Now that I think about it, my sudden urge to hit the pavement this summer may have been a desperate attempt to just be in the moment.
I should also say that I have gone through bouts of physical fitness obsessions before. I promise myself I’m going to go to the gym or practice yoga and it lasts for all of a few weeks or maybe a few months, then the unction to sweat out my mornings in a gym subsides. When I packed a bag with shorts, a t-shirt, socks and running shoes and took it with me on my way to work one day, I did a small victory dance in my head.
This is going to happen.
After work, I shut down my computer and went to the bathroom to change.
One step closer to running.
I laced up my shoes, grabbed my water bottle, inhaler (even though I never use it) and keys. I ran. I didn’t run that far. I probably spent about 30-45 minutes running around the residential part of the town I work in, but I got out there. That first day, I felt awkward. I felt like an imposture. But that was a secret between me and my body.
I eventually asked Maggie if she wanted to start running with me. I warned her that I wasn’t very fast. She wasn’t an avid runner either. Soon a few days of running turned into a few weeks and those weeks turned into months. Along the way, running become more than a way to unwind. Running became a way to bond, to share our weaknesses, to rejoice in our strengths and to partner in meeting goals. Maggie’s determination and tenacity surprised me and prompted me to push my limits even when I didn’t want to.
One more block. You got this. Now, one more block.

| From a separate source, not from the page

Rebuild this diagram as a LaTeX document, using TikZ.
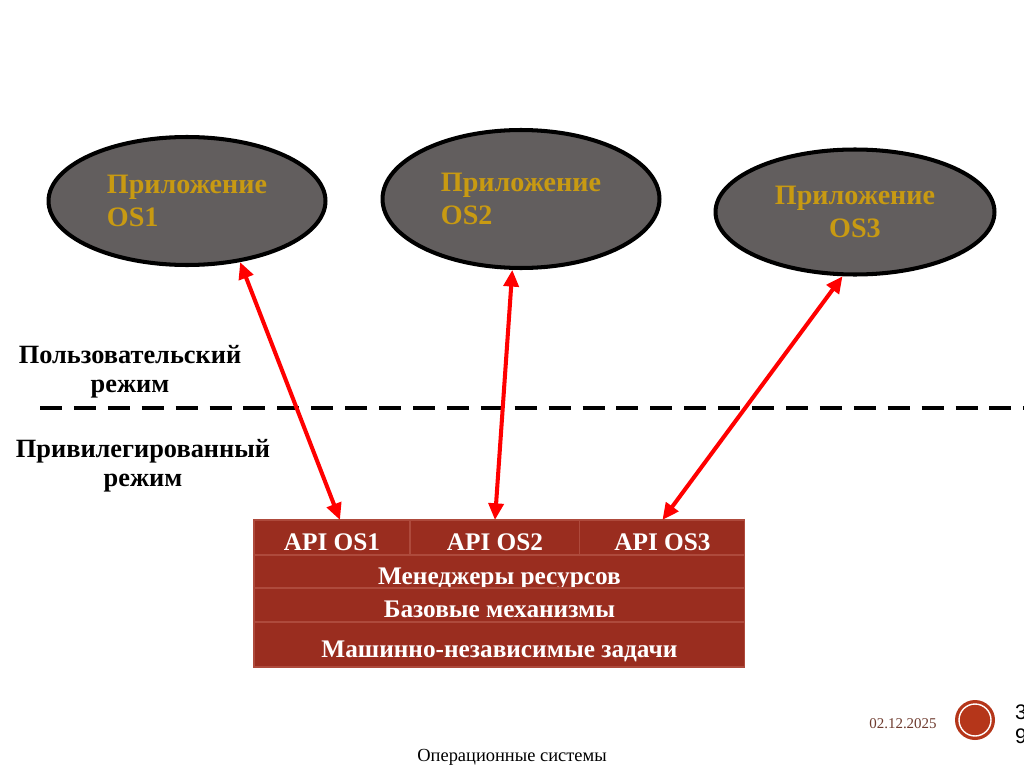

We held hands as we crossed the finish line at the 10 K. It felt like the perfect ceremonious nod to four months of venturing into unknown physical fitness territory together.
Training for a 10K helped me to realized that I am stronger than I give myself credit for. I learned to set some goals and have some grace with myself along the way. I am no longer an imposture in running shoes.
Hebrews 10:39 But we do not belong to those who shrink back and are destroyed, but to those who have faith and are saved.